Now, the Bluth homes in Iraq certainly weren’t “solid as a rock,” but, even if the air conditioning didn’t work, they surely provided some comfort. The model homes housed the Saddam look-alikes, and maybe even Saddam himself (as suggested by the epilogue in the penultimate episode ‘Exit Strategy’). The home also hid a WMD, albeit a fake one (Homefill brand, like all other model home accoutrements) planted by one wing of the CIA. But what if Saddam had succeeded in making a real weapon of mass destruction and we had actual evidence of it, rather than a picture of Tobias’s balls (see Chapter: 14, “Bunkers and Balls”)? The secret room would have been a good hiding place. The CIA agent on the ground certainly didn’t know about it, and Michael Bluth lived in a similar house for three years before discovering his own secret room that served as the hiding place for Tobias’s bodybuilding magazines. That’s strike three. The facts add up, and since George Sr. isn’t the umpire of this company softball game, he probably committed passive-aggressive treason.
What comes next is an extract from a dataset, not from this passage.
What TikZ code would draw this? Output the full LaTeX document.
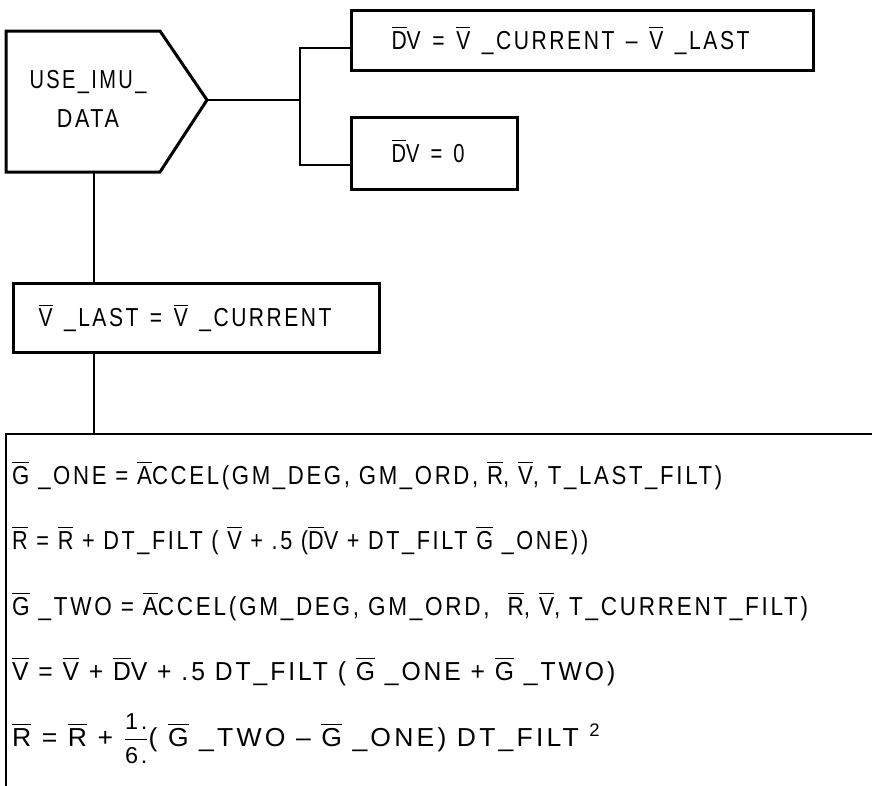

“He’s Guilty, Michael, of Medium to Heavy Treason”: The Degrees of Treason
Some cases of passive-aggressive treason are worse than others. Helping North Korea maintain an active nuclear weapons program seems worse than building mini-palaces in Iraq that barely stay together. So you probably can commit treason to varying degrees. Fortunately, by distinguishing the three elements of treason, we already have the tools to make sense of the severity of treason in George Sr.’s case.
We suggest that the degree of treason corresponds to how bad the act is along each of the elements in the constitutional definition: (1) the threat posed by the enemy, (2) the extent to which the traitor adopts the enemy’s cause, and (3) the amount of aid and comfort provided to the enemy. We’ve already said that Saddam counts as an enemy of the United States, but, without grinding any political axes here, if Saddam only had Homefill WMDs then he may not have posed much of a credible threat to U.S.